From the opening credits, The Conjuring attempts to hearken back to the R-rated horror films of yesteryear. Even the stylized title, with it's ornate, sickly yellow font, conjures (ba-dum-dum!) images of The Exorcist and Rosemary's Baby. The kinship extends to the Mise en scene; The Conjuring simply feels like a film from that era, which is a good thing given the time period in which this one is situated.

It's pretty creepy. James Wan gives us a really subtle first act, and I might have enjoyed it a bit more if the jackasses in the theater weren't whispering and talking throughout many of the early quiet parts. Note to jackasses: As Ed Warren notes in one of his lectures on possession, one of the first signs of demonic infestation is whispering. You jackasses are all infested--with an utter lack of tact. It's a public theater, people, and a horror movie to boot! Many of these films take their affect from the juxtaposition of quiet and loud sound. Stay home and chat about your b.s. when it's out on DVD, but don't ruin a film for those of us that want to watch it in peace.

Thankfully, they all shut up around the midpoint of the film.

Back to the film. Wan engineers a really captivating perspective shot when one of the young daughters peers under her bed, then back up at our presence, hiding in the corner of the room. I also enjoyed the angle that precedes that little bit of style as Wan really captures the epitome of innocence: a sleeping child.
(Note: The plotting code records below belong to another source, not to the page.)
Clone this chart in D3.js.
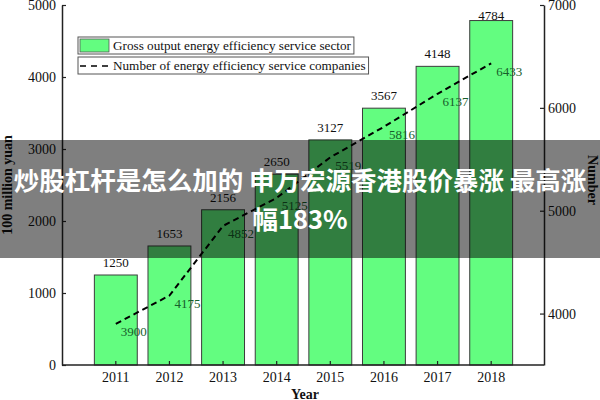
<!DOCTYPE html>
<html>
<head>
<meta charset="utf-8">
<script src="https://cdn.jsdelivr.net/npm/d3@7"></script>
<style>
  html, body { margin: 0; padding: 0; background: #fff; }
  svg { display: block; }
</style>
</head>
<body>
<svg id="chart" width="600" height="400"></svg>
<script>
const years = ["2011", "2012", "2013", "2014", "2015", "2016", "2017", "2018"];
const grossOutput = [1250, 1653, 2156, 2650, 3127, 3567, 4148, 4784];
const companies = [3900, 4175, 4852, 5125, 5519, 5816, 6137, 6433];
const leftTicks = [0, 1000, 2000, 3000, 4000, 5000];
const rightTicks = [4000, 5000, 6000, 7000];
const legendLabels = ["Gross output energy efficiency service sector", "Number of energy efficiency service companies"];
const bannerLines = ["炒股杠杆是怎么加的 申万宏源香港股价暴涨 最高涨", "幅183%"];

(function () {
const svg = d3.select("#chart");
const serif = "'Liberation Serif', 'DejaVu Serif', serif";

const mLeft = 62, mRight = 544, mTop = 5, mBottom = 365;

const x = d3.scaleBand().domain(years).range([89, 518]).paddingInner(0.2).paddingOuter(0.1);
const yL = d3.scaleLinear().domain([0, 5000]).range([mBottom, mTop]);
const yR = d3.scaleLinear().domain([3500, 7000]).range([mBottom, mTop]);

// bars
svg.append("g").selectAll("rect").data(grossOutput).join("rect")
  .attr("x", (d, i) => x(years[i]))
  .attr("y", d => yL(d))
  .attr("width", x.bandwidth())
  .attr("height", d => mBottom - yL(d))
  .attr("fill", "#63fd80")
  .attr("stroke", "#3c3c3c")
  .attr("stroke-width", 1);

// bar labels
svg.append("g").selectAll("text").data(grossOutput).join("text")
  .attr("x", (d, i) => x(years[i]) + x.bandwidth() / 2)
  .attr("y", d => Math.max(yL(d) - 8, 19.5))
  .attr("text-anchor", "middle")
  .attr("font-family", serif)
  .attr("font-size", 13)
  .attr("fill", "#111")
  .text(d => d);

// line
const cx = (i) => x(years[i]) + x.bandwidth() / 2;
const line = d3.line().x((d, i) => cx(i)).y(d => yR(d));
svg.append("path")
  .datum(companies)
  .attr("d", line)
  .attr("fill", "none")
  .attr("stroke", "#000")
  .attr("stroke-width", 2)
  .attr("stroke-dasharray", "6,4");

svg.append("g").selectAll("text").data(companies).join("text")
  .attr("x", (d, i) => cx(i) + 5)
  .attr("y", d => yR(d) + 12.5)
  .attr("font-family", serif)
  .attr("font-size", 13)
  .attr("fill", "#17602b")
  .text(d => d);

// axes
const axisStyle = g => {
  g.selectAll(".domain").attr("stroke", "#222").attr("stroke-width", 1.5);
  g.selectAll(".tick line").attr("stroke", "#222").attr("stroke-width", 1.2);
  g.selectAll(".tick text").attr("font-family", serif).attr("font-size", 14).attr("fill", "#111");
};

svg.append("g").attr("transform", `translate(${mLeft},0)`)
  .call(d3.axisLeft(yL).tickValues(leftTicks).tickSizeInner(-4).tickSizeOuter(0).tickPadding(6).tickFormat(d3.format("d")))
  .call(axisStyle);

svg.append("g").attr("transform", `translate(${mRight},0)`)
  .call(d3.axisRight(yR).tickValues(rightTicks).tickSizeInner(-4).tickSizeOuter(0).tickPadding(4).tickFormat(d3.format("d")))
  .call(axisStyle);

const xAxisG = svg.append("g").attr("transform", `translate(0,${mBottom})`)
  .call(d3.axisBottom(x).tickSizeInner(-4).tickSizeOuter(0).tickPadding(7))
  .call(axisStyle);
xAxisG.select(".domain").attr("d", `M${mLeft},0H${mRight}`);

// axis titles
svg.append("text")
  .attr("transform", `translate(12,185) rotate(-90)`)
  .attr("text-anchor", "middle")
  .attr("font-family", serif).attr("font-size", 14).attr("font-weight", "bold")
  .attr("fill", "#111")
  .text("100 million yuan");

svg.append("text")
  .attr("transform", `translate(588,180) rotate(90)`)
  .attr("text-anchor", "middle")
  .attr("font-family", serif).attr("font-size", 14).attr("font-weight", "bold")
  .attr("fill", "#111")
  .text("Number");

svg.append("text")
  .attr("x", 305).attr("y", 399)
  .attr("text-anchor", "middle")
  .attr("font-family", serif).attr("font-size", 14).attr("font-weight", "bold")
  .attr("fill", "#111")
  .text("Year");

// legend
const legendRows = [{ y: 37, type: "bar" }, { y: 57, type: "line" }];
legendRows.forEach((r, i) => {
  const g = svg.append("g");
  const box = g.append("rect")
    .attr("x", 78).attr("y", r.y).attr("height", 17)
    .attr("fill", "#fff").attr("stroke", "#555").attr("stroke-width", 1);
  if (r.type === "bar") {
    g.append("rect").attr("x", 80).attr("y", r.y + 2).attr("width", 29).attr("height", 13)
      .attr("fill", "#63fd80").attr("stroke", "#555").attr("stroke-width", 0.8);
  } else {
    g.append("line").attr("x1", 80).attr("x2", 110).attr("y1", r.y + 9).attr("y2", r.y + 9)
      .attr("stroke", "#000").attr("stroke-width", 1.3).attr("stroke-dasharray", "6,5");
  }
  const t = g.append("text")
    .attr("x", 113).attr("y", r.y + 13)
    .attr("font-family", serif).attr("font-size", 13.2).attr("fill", "#111")
    .text(legendLabels[i]);
  const w = t.node().getComputedTextLength();
  box.attr("width", 113 + w + 3 - 78);
});

// overlay banner
svg.append("rect")
  .attr("x", 0).attr("y", 140).attr("width", 600).attr("height", 118)
  .attr("fill", "rgba(0,0,0,0.5)");

svg.append("g").selectAll("text").data(bannerLines).join("text")
  .attr("x", 300)
  .attr("y", (d, i) => 190 + i * 39)
  .attr("text-anchor", "middle")
  .attr("font-family", "'Noto Sans CJK SC', sans-serif")
  .attr("font-size", 25.5)
  .attr("font-weight", "bold")
  .attr("fill", "#fff")
  .text(d => d);
})();
</script>
</body>
</html>
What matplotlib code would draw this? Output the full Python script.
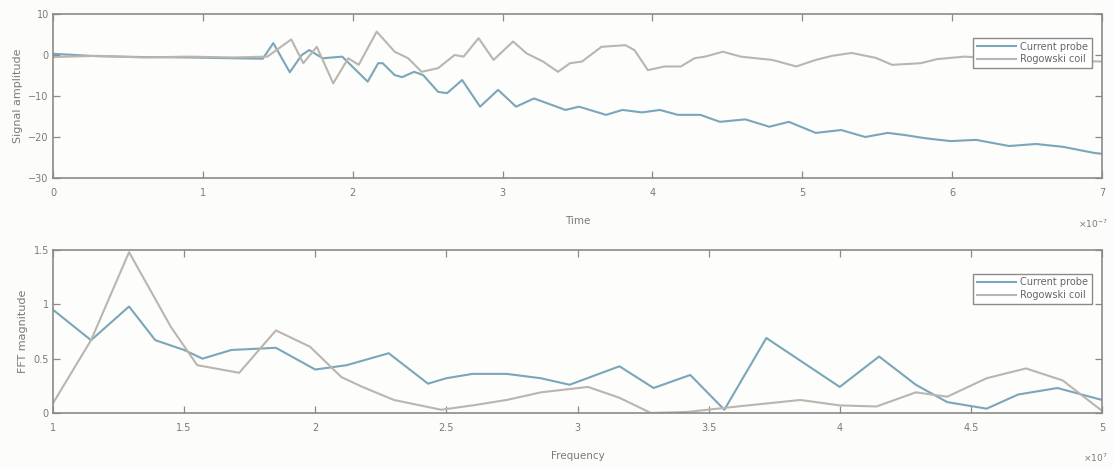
import matplotlib
matplotlib.use("Agg")
import matplotlib.pyplot as plt

# ---- time-domain signals, time in units of 1e-7 ----
probe_t = [0.0, 0.3, 0.6, 0.9, 1.2, 1.40, 1.47, 1.58, 1.66, 1.71, 1.80, 1.93,
           2.10, 2.17, 2.20, 2.28, 2.33, 2.41, 2.47, 2.57, 2.63, 2.73, 2.85,
           2.97, 3.09, 3.21, 3.42, 3.51, 3.69, 3.80, 3.93, 4.05, 4.17, 4.32,
           4.45, 4.62, 4.78, 4.91, 5.09, 5.26, 5.42, 5.57, 5.68, 5.82, 5.99,
           6.16, 6.38, 6.56, 6.74, 6.95, 7.0]
probe_v = [0.3, -0.3, -0.5, -0.6, -0.8, -0.9, 2.9, -4.2, 0.0, 1.2, -0.8, -0.4,
           -6.5, -2.0, -2.0, -4.9, -5.4, -4.1, -4.9, -9.0, -9.3, -6.1, -12.6,
           -8.5, -12.6, -10.6, -13.4, -12.6, -14.6, -13.4, -14.0, -13.4, -14.6,
           -14.6, -16.3, -15.7, -17.5, -16.3, -19.0, -18.3, -20.0, -19.0,
           -19.5, -20.3, -21.0, -20.7, -22.2, -21.7, -22.4, -23.9, -24.1]

coil_t = [0.0, 0.3, 0.6, 0.9, 1.2, 1.43, 1.59, 1.67, 1.76, 1.87, 1.97, 2.04,
          2.16, 2.28, 2.37, 2.46, 2.57, 2.68, 2.74, 2.84, 2.94, 3.07, 3.16,
          3.27, 3.37, 3.45, 3.53, 3.66, 3.82, 3.88, 3.97, 4.08, 4.19, 4.28,
          4.35, 4.47, 4.59, 4.69, 4.80, 4.96, 5.09, 5.20, 5.33, 5.49, 5.60,
          5.79, 5.90, 6.08, 6.40, 6.70, 7.0]
coil_v = [-0.5, -0.2, -0.6, -0.4, -0.6, -0.4, 3.8, -2.0, 2.0, -6.9, -0.8, -2.4,
          5.7, 0.8, -0.8, -4.1, -3.2, 0.0, -0.4, 4.1, -1.2, 3.3, 0.4, -1.6,
          -4.1, -2.0, -1.6, 2.0, 2.4, 1.2, -3.7, -2.8, -2.8, -0.8, -0.4, 0.8,
          -0.4, -0.8, -1.2, -2.8, -1.2, -0.2, 0.5, -0.7, -2.4, -2.0, -1.0,
          -0.4, -1.0, -1.3, -1.6]

# ---- FFT magnitudes, frequency in units of 1e7 ----
probe_f = [1.0, 1.145, 1.29, 1.39, 1.5, 1.57, 1.68, 1.85, 2.0, 2.12, 2.28,
           2.43, 2.5, 2.6, 2.73, 2.86, 2.97, 3.16, 3.29, 3.43, 3.56, 3.72,
           4.0, 4.15, 4.29, 4.41, 4.56, 4.68, 4.83, 5.0]
probe_m = [0.95, 0.67, 0.98, 0.67, 0.58, 0.50, 0.58, 0.60, 0.40, 0.44, 0.55,
           0.27, 0.32, 0.36, 0.36, 0.32, 0.26, 0.43, 0.23, 0.35, 0.03, 0.69,
           0.24, 0.52, 0.26, 0.10, 0.04, 0.17, 0.23, 0.12]

coil_f = [1.0, 1.145, 1.29, 1.45, 1.55, 1.71, 1.85, 1.98, 2.1, 2.18, 2.3,
          2.48, 2.6, 2.73, 2.86, 3.04, 3.16, 3.28, 3.42, 3.61, 3.73, 3.85,
          4.0, 4.14, 4.29, 4.41, 4.56, 4.71, 4.85, 5.0]
coil_m = [0.09, 0.67, 1.48, 0.79, 0.44, 0.37, 0.76, 0.61, 0.33, 0.24, 0.12,
          0.03, 0.07, 0.12, 0.19, 0.24, 0.14, 0.00, 0.01, 0.06, 0.09, 0.12,
          0.07, 0.06, 0.19, 0.15, 0.32, 0.41, 0.30, 0.02]

BLUE = "#7aa6ba"
GRAY = "#bcb5ae"
FRAME = "#8a8a8a"
TXT = "#7a7a7a"

W, H = 1113, 468
fig = plt.figure(figsize=(W / 100, H / 100), dpi=100, facecolor="#fcfcfb")

def px_axes(left, top, right, bottom):
    return fig.add_axes([left / W, 1 - bottom / H, (right - left) / W,
                         (bottom - top) / H])

def style(ax):
    ax.set_facecolor("#fdfdfc")
    for s in ax.spines.values():
        s.set_color(FRAME)
        s.set_linewidth(1.2)
    ax.tick_params(direction="in", length=5, width=0.9, color=FRAME,
                   labelcolor=TXT, labelsize=7, top=True, right=True)
    ax.tick_params(axis="x", pad=7)
    ax.tick_params(axis="y", pad=3)

def add_legend(ax):
    ax.legend(loc="upper right", bbox_to_anchor=(0.995, 0.885), fontsize=7,
              frameon=True, fancybox=False, edgecolor=FRAME,
              labelcolor="#666666", handlelength=4.0, borderpad=0.4,
              labelspacing=0.25, handletextpad=0.4, framealpha=1)

ax1 = px_axes(53, 14, 1102, 178)
ax1.plot(probe_t, probe_v, color=BLUE, lw=1.5, label="Current probe")
ax1.plot(coil_t, coil_v, color=GRAY, lw=1.5, label="Rogowski coil")
ax1.set_xlim(0, 7)
ax1.set_ylim(-30, 10)
ax1.set_yticks([-30, -20, -10, 0, 10])
ax1.set_xticks(range(0, 8))
ax1.set_xlabel("Time", fontsize=7.5, color=TXT, labelpad=13)
ax1.set_ylabel("Signal amplitude", fontsize=8, color=TXT, labelpad=4)
style(ax1)
add_legend(ax1)

ax2 = px_axes(53, 250, 1102, 413)
ax2.plot(probe_f, probe_m, color=BLUE, lw=1.5, label="Current probe")
ax2.plot(coil_f, coil_m, color=GRAY, lw=1.5, label="Rogowski coil")
ax2.set_xlim(1, 5)
ax2.set_ylim(0, 1.5)
ax2.set_xticks([1, 1.5, 2, 2.5, 3, 3.5, 4, 4.5, 5])
ax2.set_xticklabels(["1", "1.5", "2", "2.5", "3", "3.5", "4", "4.5", "5"])
ax2.set_yticks([0, 0.5, 1, 1.5])
ax2.set_yticklabels(["0", "0.5", "1", "1.5"])
ax2.set_xlabel("Frequency", fontsize=7.5, color=TXT, labelpad=13)
ax2.set_ylabel("FFT magnitude", fontsize=8, color=TXT, labelpad=4)
style(ax2)
add_legend(ax2)

fig.text(1108 / W, 1 - 224 / H, r"$\times10^{-7}$", fontsize=6.5, color=TXT,
         ha="right", va="center")
fig.text(1108 / W, 1 - 458 / H, r"$\times10^{7}$", fontsize=6.5, color=TXT,
         ha="right", va="center")

fig.savefig("out.png", dpi=100, facecolor=fig.get_facecolor())
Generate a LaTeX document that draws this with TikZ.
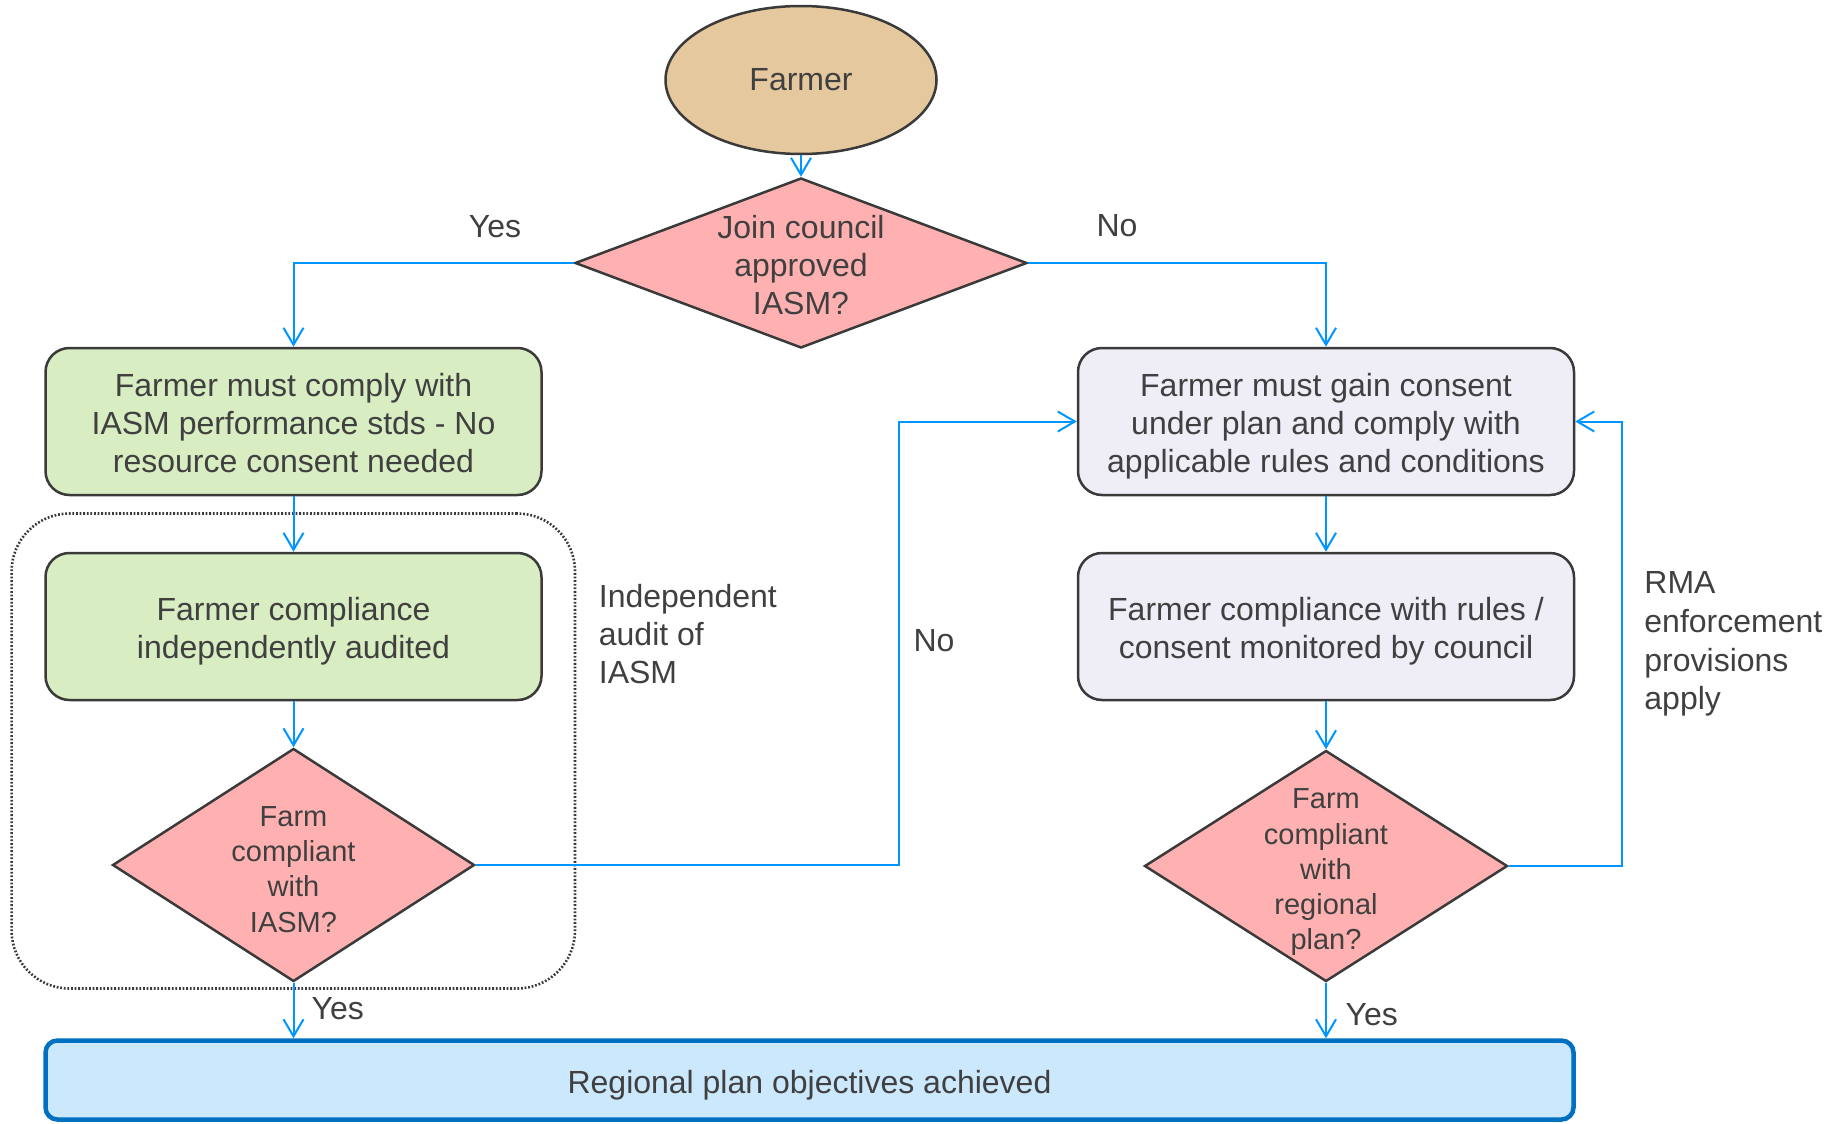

Things actually move really rapidly from that scene forward, as the presence has revealed itself fully and things are now racing toward that pulse-pounding third act.

I would have enjoyed a bit more in the way of showing just how the Perrons made the decision to attend one of the Warrens' lectures. I'm always interested in those moments in which seemingly skeptical characters take a leap of faith, and here it's completely brushed under the rug. 

I would have also enjoyed a bit more character development on the Warrens. Wilson and Farmiga are good (I liked her turn a tad more; that fall she takes is heartbreaking), and I really liked Ron Livingston's portrayal of Roger Perron. Watching Lili Taylor's Carolyn Perron descend into possession is moving. Overall, this cast did a fine job.

I'd give it a solid 'B' mark, and I think that will improve for me with time and additional viewings. It certainly raised some sincere yelps from the audience, and I've already looked into the backstory of Annabelle the doll (really creepy opening sequence!), so it left a pretty good impression on me.